Project 5 / Face Detection with a Sliding Window

This computer vision project involved using sliding-window based techniques to find faces within images. These techniques are mainly based on Dalal and Triggs' 2005 paper.

Getting Positive Features

Getting positive features is relatively straightforward. The code here just takes all of the 32x32 images from the Caltech Faces dataset and turns them into HoG features with a given cell size (I discuss parameter tuning later in this writeup). These HoG features are then returned to be used for SVM training.

Getting Negative Features

Getting negative features simply requires using a dataset of images that don't contain faces (here, the SUN scene database), and randomly sampling 32x32 patches from within that dataset and turning them into HoG features with a given cell size. These HoG features are then returned to be used in conjunction with the positive features to train a linear SVM that will be able to tell whether a given HoG feature is a face.

Classifier Training

Given a set of positive features and a set of negative features, a Support Vector Machine finds a hyperplane that seperates the two. SVM returns a W and B such that, for a given HoG feature in question, W*HoG+B is a real number such that negative numbers imply that the feature in question is likely not a face and positive numbers mean that the feature is probably a face, and the distance from zero indicates the confidence. To test that the SVM works, we can test the SVM on the training data:

Initial classifier performance on train data:
accuracy:1.000
true positive rate:0.170
false positive rate:0.000
true negative rate:0.830
false negative rate:0.000

This accuracy seems to be indicative of overfitting to the test data (we get perfect accuracy) but in practice (as seen below) it works relatively well.

Face Detection

There are several steps to face detection, so I'll be breaking it into parts. First, I'll explain a simple, single-scale version of the face detector, and then I'll explain how I generalized it to multiple scales. Single scale face detection involves turning an image into HoG cells via a single call to vl_hog. Once I have these HoG cells, I iterate over them and check every feature_width by feature_width square of HoG cells to see if it looks like a face (using the W and B found using SVM as explained above, I find the confidence that the current bounding box is a face). I then threshold, keeping any bounding box above a certain confidence as a detected face.

Once I've found the faces in the image for the default scale, I go ahead and scale the image, and then find faces for the scaled image (using the exact pipeline explained above). I keep track of the current scale and at the end scale the resulting bounding boxes up accordingly. Once I have all of the bounding boxes for every scale, I do non-maximum suppression to get rid of redundant detections.

Parameter Tuning:

I spent a long time tuning parameters for this project, because there were many to tune and the best values for a given parameter seemed to be dependant on the values of the other parameters. I had to find some kind of local optimum for the values of my parameters to get the best results. I found that lambda = .0001, a confidence threshold of .9, using 50,000 negative features, and running with a scale factor of .7 for every scale possible for a given image (i.e. until the downscaled image was smaller than a single HoG template) lead to the best combination of run time and accuracy. The results with these parameters are shown below.

Results:

Face template HoG visualization for my turned in code. As you can see by squinting, the HoG visualization vaguely resembles a face.

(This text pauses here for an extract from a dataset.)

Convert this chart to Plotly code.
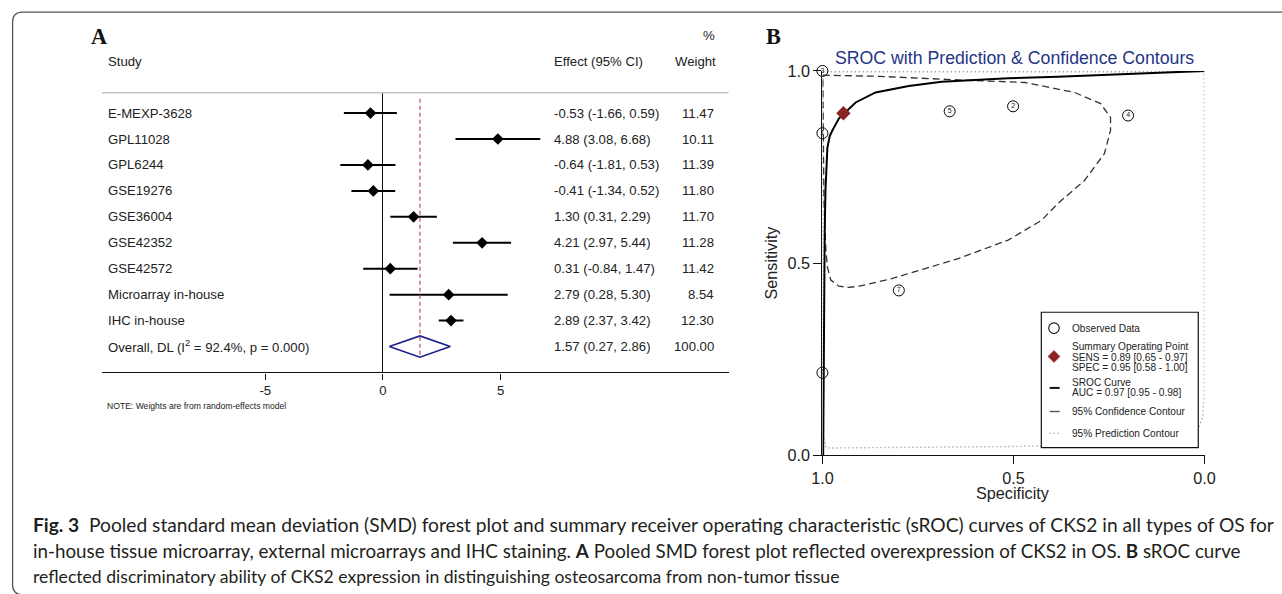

Precision Recall curve for my code.

Results on some of the test images:

Analysis of results:

As you can see, the face detector was able to find faces effectively at many different scales, and did a good job avoiding duplicate detections thanks to non-maximum suppression. Unfortunately there are still quite a few false positives and false negatives. How many of each depends on whether you choose to prioritize precision or recall. If we choose to only consider the most confident matches, (the top 5% or so), then precision is 100%. If, on the other hand, we want high recall (lets say 90%), precision will go down to around 30%. Of course it's easy to get either 100% precision or 100% recall (by returning no bounding boxes, or returning every bounding box as a face, respectively), but that isn't interesting. It's important to look at the precision recall curve as a whole. The average precision (here 81.8%) is the single number that most effectively sums up the results. Looking at the precision-recall graph we can see that if we want, say, 70% recall, we can get 85% precision with this pipeline. Although this may not be great, it runs quickly and could be implemented in a handheld camera to decide focus points.

One of the areas that the face detector seemed to have a lot of isues with is in any grainy parts of the image. It seems that in a noisy background there is enough noise for the image detector to sometimes think there is a face. This is difficult to solve, although it seems that using more training data improves the situation. This may be a place where using a huge amount of data to train the SVM may be necessary. Fortunately, using more data to train the SVM doesn't make the detection part of the pipeline take any longer; it just takes longer to train the model in the first place.

Results on class images:

Below are the results of the pipeline on the images of our class. I did have to modify the initial scale to get these results (otherwise my pipeline would find faces in the patterns in the carpet), but this seems reasonable given that in real life you probably don't want to focus on faces that are very far away (and correspondingly small) anyways. I also tuned the parameters slightly, to get the best qualitative results for this image. I ended up changing the confidence threshold from the .9 used above to 2.

It's interesting to me that the algorithm is convinced that the patch on the wall between the two projection screens is a face.